Thursday, August 12, 2010

Queen Conch

This little critter arrived in my e- Inbox yesterday. She looks wary to me; a wistful queen bundled up in her ocean floor sleeping bag.

Apparently water temperatures dropped down to 9 degrees F in Florida Keys this winter - not cold by Antarctic standards but - if you're a semi-tropical creature - reason enough to burrow in till little more than your eyes are showing? Researchers are suggesting that 'at this stage' it looks as though more damage has been done to benthic (bottom-dwelling) creatures in the Keys by the uncharacteristic cold than by the still-seeping oil. But tests are still being done. Results have yet to come in. One thing is certain... the chemical dispersants that have been poured into the sea are (yet another) grave mistake and long-term effects on ocean life are guaranteed and far-reaching.


I can't help wondering... if she could speak (in a language we could hear), what might this conch say?


  1. I think she's saying, "Oh dear." I find saying Oh Dear helps when in despair. And heavy sighs. I am a prolific sigher. I think Queen Conchy is too.

  2. I think she might bear it without comment...stoic and making the best of a bad situation. I think each of us, whatever species, has had to learn to live adaptively. We just have no way of knowing what we will become.

  3. Dear Kay & Marylinn...

    I was reminded of the following paragraph after reading your comments today. It's in one of my all-time favourite books, "What is Life" by Lynn Margulis and Dorion Sagan (this is one of 'those' books that gets moved from bedside table to studio on an almost daily basis), ...

    "... Life is planetary exuberance, a solar phenomenon. It is the astronomically local transmutation of Earth's air, water and sun into cells.
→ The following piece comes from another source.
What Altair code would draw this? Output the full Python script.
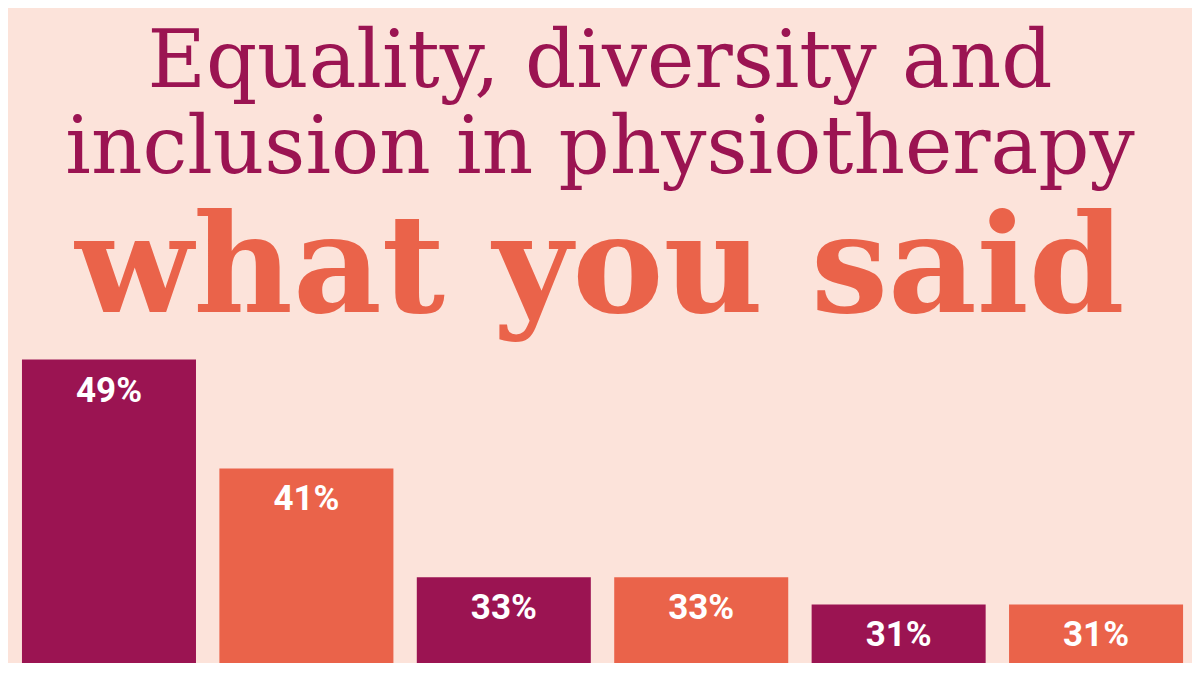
import altair as alt
import pandas as pd

# Data
bars = ["Bar 1", "Bar 2", "Bar 3", "Bar 4", "Bar 5", "Bar 6"]
values = [49, 41, 33, 33, 31, 31]
groups = ["a", "b", "a", "b", "a", "b"]

title_lines = ["Equality, diversity and", "inclusion in physiotherapy"]
subtitle = "what you said"

BG = "#FCE3DA"
MAG = "#9B1452"
ORA = "#EA634A"

df = pd.DataFrame({"bar": bars, "value": values, "grp": groups})

x = alt.X("bar:N", sort=bars, axis=None,
          scale=alt.Scale(paddingInner=0.1185, paddingOuter=0.058, align=0.61))
y = alt.Y("value:Q", axis=None, scale=alt.Scale(domain=[26.7, 50], nice=False, zero=False))

base = alt.Chart(df).encode(x=x, y=y)

barlayer = base.mark_bar(clip=True).encode(
    color=alt.Color("grp:N", scale=alt.Scale(domain=["a", "b"], range=[MAG, ORA]), legend=None)
)

labels = base.mark_text(
    font="Roboto", fontWeight="bold", fontSize=35, color="white",
    baseline="alphabetic", align="center", dy=42
).encode(text=alt.Text("label:N")).transform_calculate(label="datum.value + '%'")

chart = alt.layer(barlayer, labels).properties(
    width=1184, height=317,
    padding={"top": 15, "left": 0, "right": 0, "bottom": 0},
    background=BG,
    title=alt.Title(
        text=title_lines, subtitle=subtitle, anchor="middle",
        font="DejaVu Serif", fontSize=80, fontWeight="normal", color=MAG, lineHeight=86,
        subtitleFont="DejaVu Serif", subtitleFontSize=137, subtitleFontWeight="bold",
        subtitleColor=ORA, subtitlePadding=14, offset=6,
    ),
).configure_view(stroke=None)

chart.save("out.html", embed_options={"renderer": "svg", "actions": False})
It is an intricate pattern of growth and death, dispatch and retrenchment, transformation and decay... Life is matter gone wild, capable of choosing its own direction in order to indefinitely forestall the inevitable moment of thermodynamic equilibrium - death. Life is also a question the universe poses to itself in the form of a human being... "

    I'm not sure I can add anything to that, except to acknowledge your conch's understandable sighs, Kay - and your queen's stoical acceptance, Marylinn. And I do agree with what you say about us having had to learn to live adaptively, Marylinn - not knowing what we might become. It's all a bit of a mystery, really.